A related goal of the redesign is to make the site’s activity feed features more prominent and easier to use. The features allow friends to broadcast and receive action notifications, such as updates on what they are doing and alerts about the posting of photos or comments.
In the works since early this year, the redesign was due last month. However, Facebook is taking the time it feels it needs to get this right and make sure that it addresses, as much as possible, the main concerns raised by members and external application developers.
Specifically, some developers have said they are worried that the redesign takes away visibility from applications, possibly making it harder for their applications to gain traction among members.

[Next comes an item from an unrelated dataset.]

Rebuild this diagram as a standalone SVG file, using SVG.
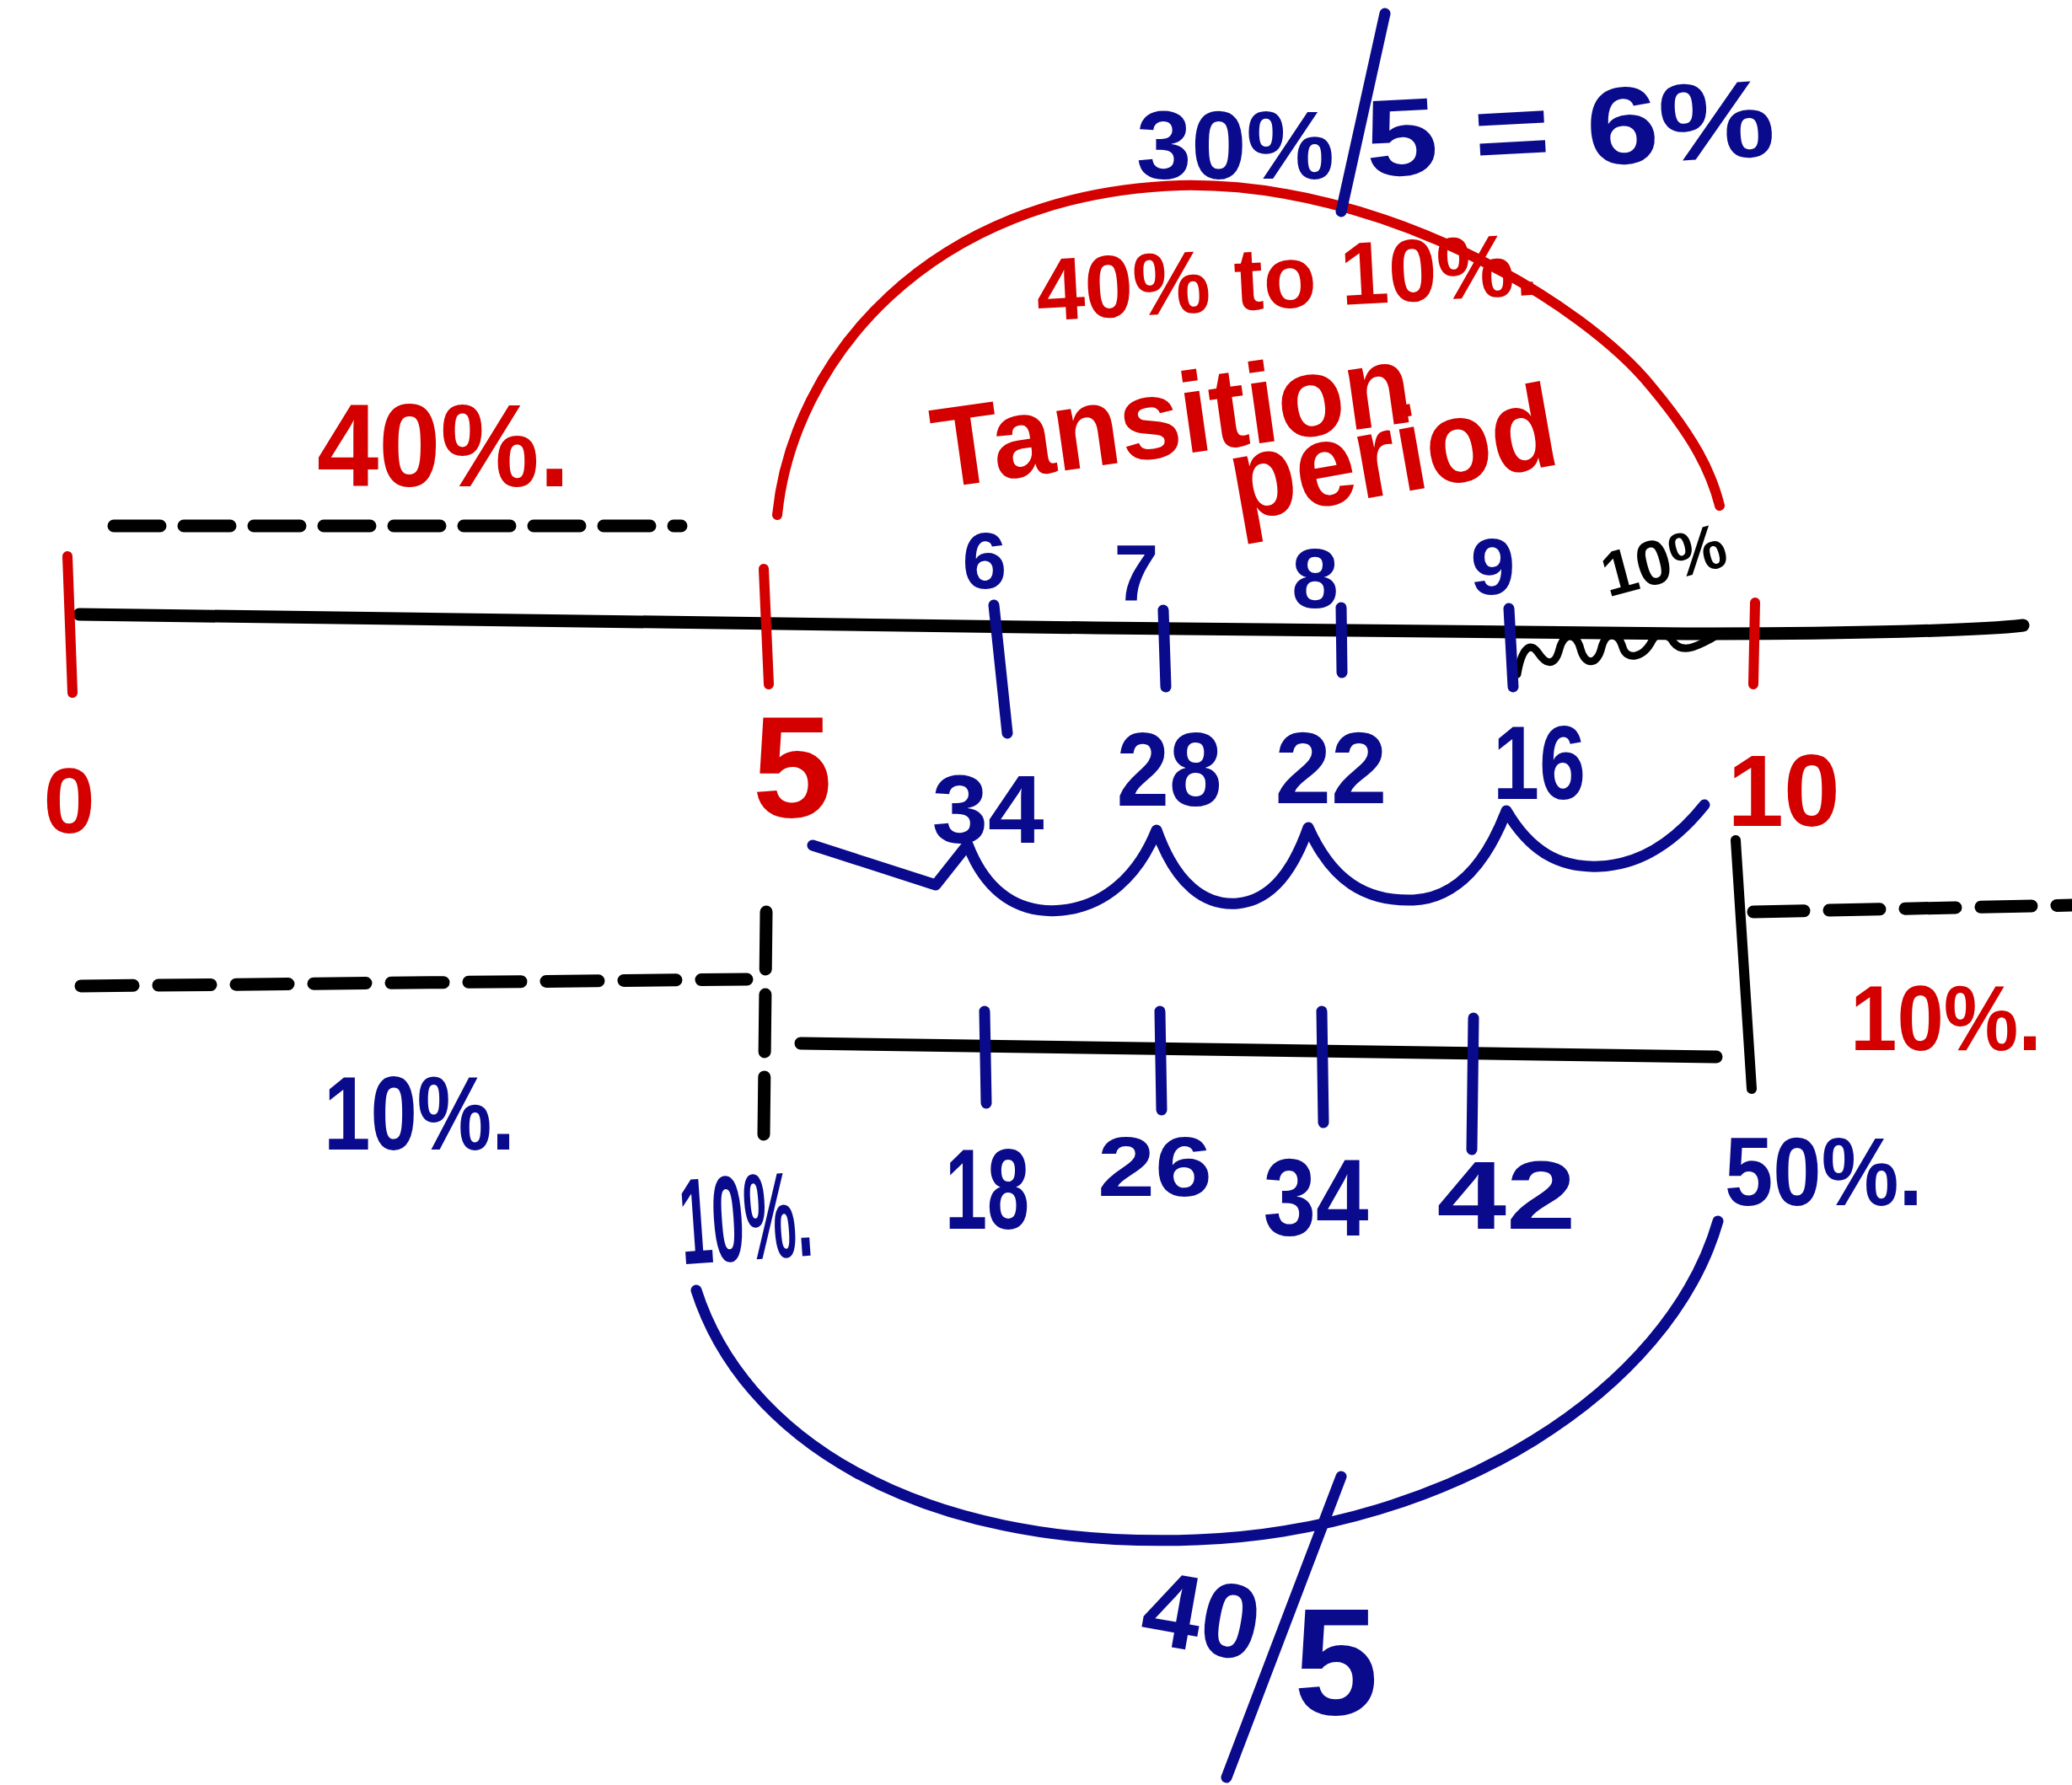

Meanwhile, now that Facebook has about 80 million members worldwide, the main concern regarding end-users is a backlash triggered by a significant revamping of the interface they are accustomed to.
Facebook’s latest major product introduction was in November, when it launched its Social Ads, whose Beacon component was resoundingly criticized. Many members and privacy advocates considered Beacon too intrusive and stealthy in reporting their activities outside of Facebook.
At the time, it became clear that a big part of the Beacon fiasco could have been prevented if Facebook had done a better job of communicating with its members about how the program worked and by soliciting more feedback prior to its launch.
With this redesign, Facebook has taken things more slowly, and from the beginning it has been regularly informing members and developers about its plans via blog postings, screenshots and presentations. About 100,000 members have offered feedback about the redesign so far, according to Facebook.
To further soften the impact of the changes, members will be able to toggle between the old and new layouts so that they can try out the new features and become acquainted with the changes. The redesign will be turned on gradually over the coming days, so not everyone will see it right away.
In addition to compartmentalizing profile information and components into a new tabbed interface, Facebook is highlighting its Wall feature and adding more capabilities to it to make it a central hub for communications among friends.
Thus, the Wall, with its new Publisher component, will consolidate in a single place a wide variety of actions that until now members have had to make in discrete interfaces. By doing this, Facebook hopes to align itself with the microblogging trend popularized by Twitter and FriendFeed, among others.
“What we’re seeing is that users across all sorts of sites are spending less time making big single pieces of content. Instead, they are making a lot of little pieces of content, like status updates, writing messages on Twitter, uploading single videos to YouTube. This is the paradigm we want to capture with the publisher, where it’s really easy to frequently communicate with these little pieces of information,” Mark Slee, the Facebook product manager in charge of the redesign, told IDG News Service in May.
In addition to the Wall tab, the Profile page also has Info, which contains basic personal data about life, work and interests; Photos; and Boxes, which contains a user’s applications, although users can create tabs for specific applications.